The newspaper transaction is expected to close on June 25.  A transition will take place over several months, in coordination with Media General personnel.  World Media Enterprises president Douglas Hiemstra will closely oversee the transition and operations of the acquired newspapers for Berkshire Hathaway.  After transaction fees and retaining $25 million in cash, Media General will use the proceeds from the newspaper sale to offer to repay existing senior secured notes, with any remaining funds to be used for repayment of the new term loan at par. The sale is subject to customary closing conditions, including Federal Trade Commission approval under the Hart-Scott-Rodino antitrust act. 
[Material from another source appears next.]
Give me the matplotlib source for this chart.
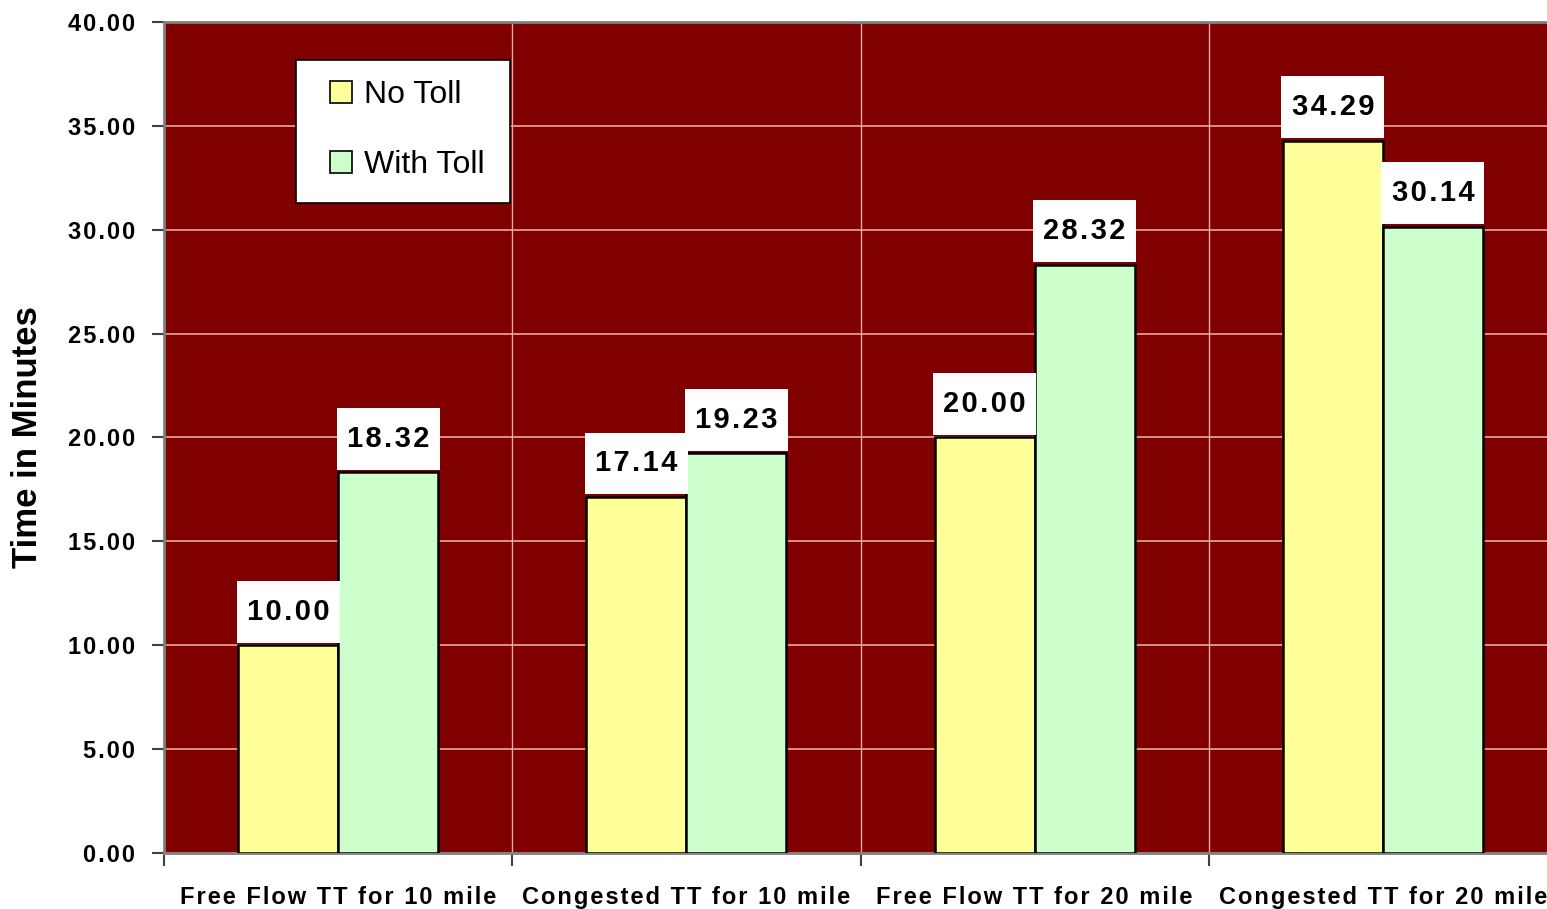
import matplotlib.pyplot as plt
from matplotlib.patches import Patch, Rectangle
import numpy as np

plt.rcParams['font.family'] = ['Liberation Sans', 'DejaVu Sans']

categories = ["Free Flow TT for 10 mile", "Congested TT for 10 mile",
              "Free Flow TT for 20 mile", "Congested TT for 20 mile"]
no_toll = [10.00, 17.14, 20.00, 34.29]
with_toll = [18.32, 19.23, 28.32, 30.14]
yticks = [0, 5, 10, 15, 20, 25, 30, 35, 40]


def spaced(s, gap='\u200a'):
    # imitate the wide letter spacing of the original
    return gap.join(s)


fig = plt.figure(figsize=(15.47, 9.09), dpi=100)
ax = fig.add_axes([164 / 1547, 1 - 853 / 909, 1393 / 1547, (853 - 22) / 909])
ax.set_facecolor('#800000')

x = np.arange(len(categories))
w = 0.287
ax.bar(x - w / 2, no_toll, w, color='#FFFF99', edgecolor='black', linewidth=1.8, zorder=3)
ax.bar(x + w / 2, with_toll, w, color='#CCFFCC', edgecolor='black', linewidth=1.8, zorder=3)

# white value boxes on top of the bars
bw = 0.296
bh = 2.98
for xs, vals in [(x - w / 2, no_toll), (x + w / 2, with_toll)]:
    for xi, v in zip(xs, vals):
        ax.add_patch(Rectangle((xi - bw / 2, v + 0.12), bw, bh, facecolor='white',
                               edgecolor='none', zorder=4))
        ax.text(xi, v + 0.12 + bh / 2, spaced('%.2f' % v), ha='center', va='center',
                fontsize=21, fontweight='bold', color='black', zorder=5)

ax.set_xlim(-0.5, 3.5)
ax.set_ylim(0, 40)
ax.set_yticks(yticks)
ax.set_yticklabels([spaced('%.2f' % t) for t in yticks], fontsize=17, fontweight='bold')
ax.tick_params(axis='y', direction='out', length=9, width=1.5, color='#404040', pad=12)

ax.set_xticks(x)
ax.set_xticklabels([spaced(c) for c in categories], fontsize=17, fontweight='bold')
ax.tick_params(axis='x', which='major', length=0, pad=24)
ax.set_xticks(np.arange(-0.5, 4.0, 1.0), minor=True)
ax.tick_params(axis='x', which='minor', direction='out', length=9, width=1.5, color='#404040')

ax.grid(axis='y', color='#E8A8A8', linewidth=1.2, zorder=1)
for b in [0.5, 1.5, 2.5]:
    ax.axvline(b, color='#E8A8A8', linewidth=1.0, zorder=1)
ax.set_axisbelow(True)

for s in ['left', 'bottom', 'top']:
    ax.spines[s].set_color('#808080')
    ax.spines[s].set_linewidth(2)
ax.spines['right'].set_visible(False)

ax.set_ylabel('Time in Minutes', fontsize=25, fontweight='bold', labelpad=17)

# legend box drawn separately so the entries can sit where the original has them
ax.add_patch(Rectangle((132 / 1393, 1 - 181 / 831), 214 / 1393, 143 / 831,
                       transform=ax.transAxes, facecolor='white', edgecolor='black',
                       linewidth=1.2, zorder=6))
handles = [Patch(facecolor='#FFFF99', edgecolor='black', linewidth=1.2),
           Patch(facecolor='#CCFFCC', edgecolor='black', linewidth=1.2)]
leg = ax.legend(handles, ['No Toll', 'With Toll'], loc='center left',
                bbox_to_anchor=((330 - 164) / 1393, 1 - 108 / 831), fontsize=23,
                frameon=False, handlelength=0.7, handleheight=0.7, handletextpad=0.35,
                labelspacing=1.25, borderpad=0, borderaxespad=0)
leg.set_zorder(7)

fig.savefig('out.png', dpi=100)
The $400 million first lien term loan will have an interest rate of 10.5 percent, which could step down to 9 percent if total leverage were to reach 3.50x. The new loan will be issued at a discount of 11.5 percent and is secured pari passu with the company’s existing 11-3/4 percent senior secured notes due 2017. The closing date of the new credit agreement is expected to be no later than May 24. The existing term loan in the amount of approximately $364 million will be fully repaid the same day the new credit agreement becomes effective.  Media General now expects total cash interest expense in 2012 will be approximately $67 million. Total interest expense, including non-cash amortization of issue discount, new issuance fees, and the warrants, is expected to be $80 million in 2012.